E' verdade que no fim salvam-se todos; nem deante da côrte, perante a qual o auto era representado, podia succeder o contrario. Mas salvamse, como? Com a vinda de Christo, e agarrados aos remos que são as chagas do Redemptor. E' necessario o holocausto de um Deus para remir os crimes dos grandes.
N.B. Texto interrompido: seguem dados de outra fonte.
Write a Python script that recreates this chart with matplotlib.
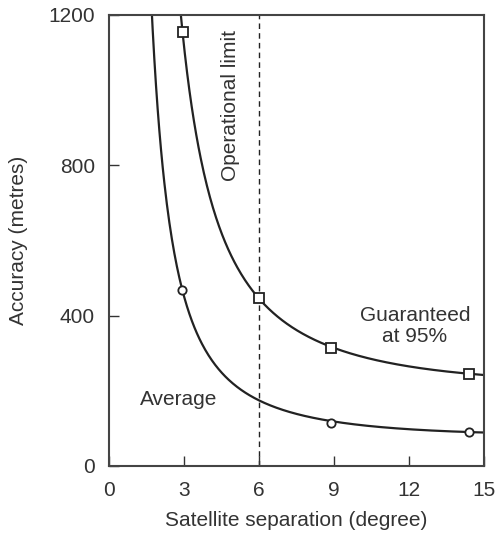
import numpy as np
import matplotlib
matplotlib.use("Agg")
import matplotlib.pyplot as plt

plt.rcParams['font.family'] = ['Liberation Sans', 'DejaVu Sans']

# Curve traces
avg_x = [1.73, 2.15, 2.44, 2.9, 3.37, 4.3, 5.1, 6.03, 7.24, 8.88, 11.64, 14.4, 15.0]
avg_y = [1200, 788, 636, 468, 362, 274, 221, 174, 144, 115, 98, 91, 90]
gua_x = [2.9, 2.95, 3.57, 4.44, 5.24, 6.0, 7.24, 8.88, 11.64, 14.4, 15.0]
gua_y = [1200, 1154, 814, 637, 530, 446, 371, 314, 269, 244, 244]

# Marker points
avg_mx = [2.9, 8.88, 14.4]
avg_my = [468, 115, 91]
gua_mx = [2.95, 6.0, 8.88, 14.4]
gua_my = [1154, 446, 314, 244]

xticks = [0, 3, 6, 9, 12, 15]
yticks = [0, 400, 800, 1200]
op_limit = 6


def smooth_curve(x, y, n=400):
    # smooth rendering of read trace: low-order fit in log-log space
    lx = np.log(np.asarray(x, float)); ly = np.log(np.asarray(y, float))
    c = np.polyfit(lx, ly, 3)
    xs = np.linspace(x[0] - 0.05, x[-1], n)
    return xs, np.exp(np.polyval(c, np.log(xs)))


fig = plt.figure(figsize=(4.95, 5.35), dpi=100)
ax = fig.add_axes([0.2202, 0.129, 0.7576, 0.843])
col = '#222222'
tcol = '#333333'
fs = 15

for cx, cy in [(avg_x, avg_y), (gua_x, gua_y)]:
    xs, ys = smooth_curve(cx, cy)
    ax.plot(xs, ys, color=col, lw=1.6, zorder=2)

ax.plot(avg_mx, avg_my, 'o', ms=6, mfc='white', mec=col, mew=1.3, zorder=3)
ax.plot(gua_mx, gua_my, 's', ms=6.5, mfc='white', mec=col, mew=1.3, zorder=3)

ax.axvline(op_limit, color=col, lw=1, ls=(0, (4, 3)), zorder=1)

ax.set_xlim(0, 15)
ax.set_ylim(0, 1200)
ax.set_xticks(xticks)
ax.set_yticks(yticks)
ax.tick_params(direction='in', length=7, width=1, colors=tcol, labelsize=fs,
               top=False, right=False)
ax.tick_params(axis='y', pad=10)
ax.tick_params(axis='x', pad=11)
for s in ax.spines.values():
    s.set_linewidth(1.5)
    s.set_color('#444444')

ax.set_xlabel('Satellite separation (degree)', fontsize=fs, color=tcol)
ax.set_ylabel('Accuracy (metres)', fontsize=fs, color=tcol)
ax.xaxis.set_label_coords(0.5, -0.10)
ax.yaxis.set_label_coords(-0.215, 0.5)

ax.text(4.84, 960, 'Operational limit', rotation=90, ha='center', va='center',
        fontsize=fs, color=tcol)
ax.text(12.24, 372, 'Guaranteed\nat 95%', ha='center', va='center', fontsize=fs,
        color=tcol, linespacing=1.1)
ax.text(2.8, 176, 'Average', ha='center', va='center', fontsize=fs, color=tcol)

fig.savefig('out.png', dpi=100)
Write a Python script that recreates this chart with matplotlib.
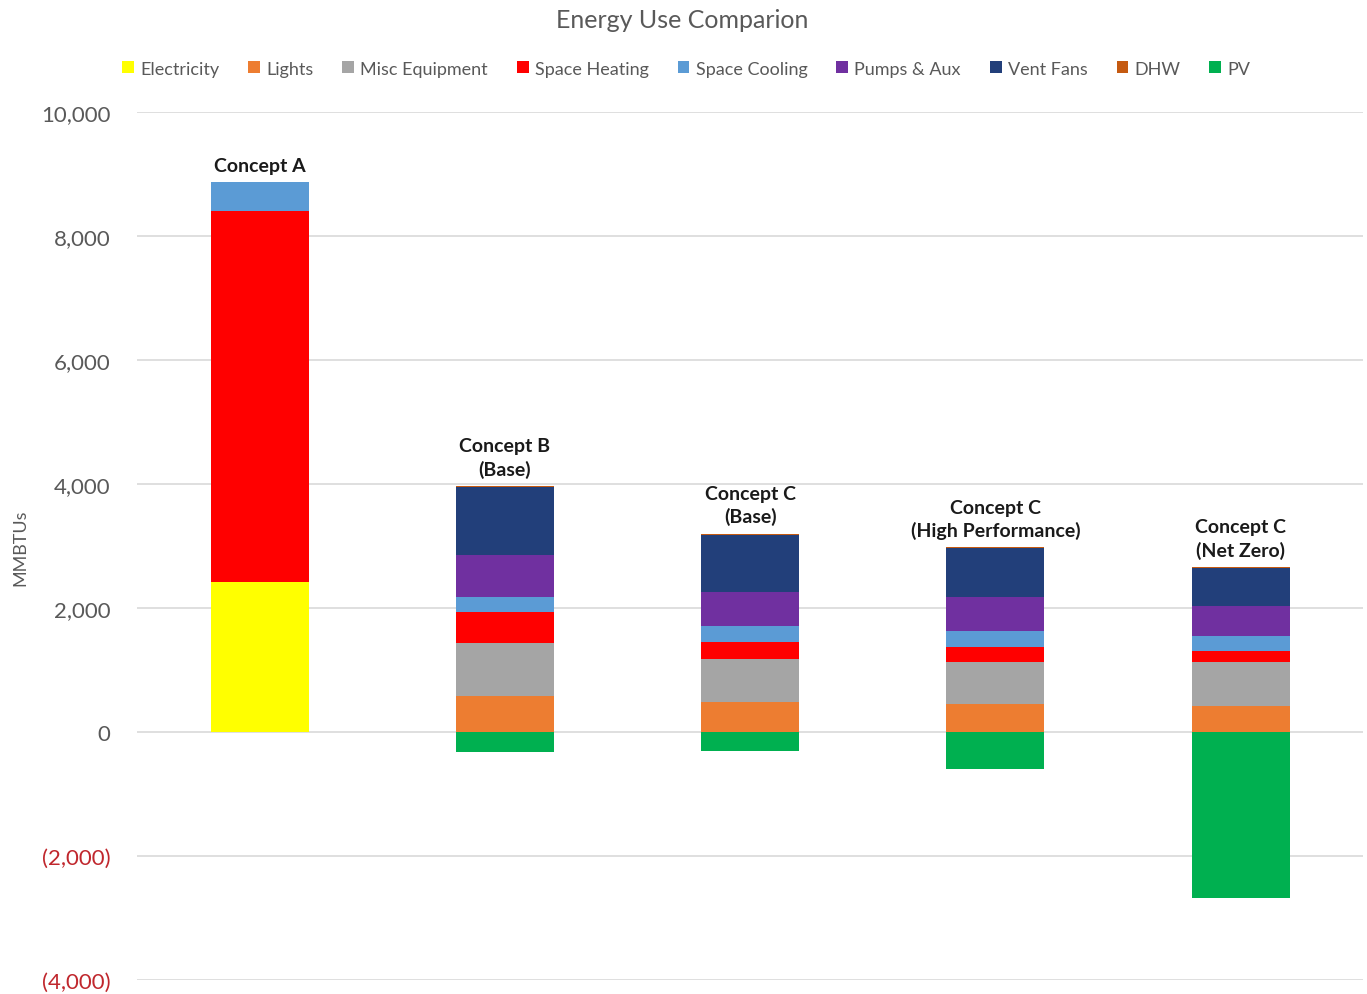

Os vicios da sociedade nova «morta de fome, mas viva de cobiça», adulação, cortezania, ostentação e vaidade, provéem radicalmente d'essa supposição de opulencia que desde a descoberta da India desvairava toda a gente em Portugal. O principal personagem da farça dos Almocreves retrata o fidalgo do tempo, de quem o capellão diz na

peça:

Sou capellão d'hum fidalgo
Que não tem renda nem nada;
Quer ter muitos apparatos
E a casa anda esfaimada.

O fidalgo promette sempre e nunca paga. Dinheiro, não ha vêr-lh'o; o capellão diz-lh❜o:

E vos fazeis foliadas
E não pagais ó gaiteiro?
Isso são balcarriadas.

Trazeis seis moços de pé
E acrecentai-los a capa,
Como rei e por mercê,

Não tendo as terras do papa,
Nem os trattos da Guiné,
Antes vossa renda encurta
Como panno de Alcobaça.

Ao que o fidalgo responde:

Todo o fidalgo de raça
Em que a renda seja curta
He por força, qu'isso faça.

Estas palavras pintam uma classe. E estas aberrações explicam-nos a causa primordial da atrophia que o movimento de povoação do sul do reino, tenaz e fecundamente promovido até ao seculo XIV, experimentára com a generalisação dos morgadios, das herdades, do absenteismo, contra que as leis provavam inuteis. Foi n'esse sul do reino, interrompido no seu processo de constituição social e rural pela vertigem das navegações: foi em Evora que viveu o professor belga Nicoláo Clenardo.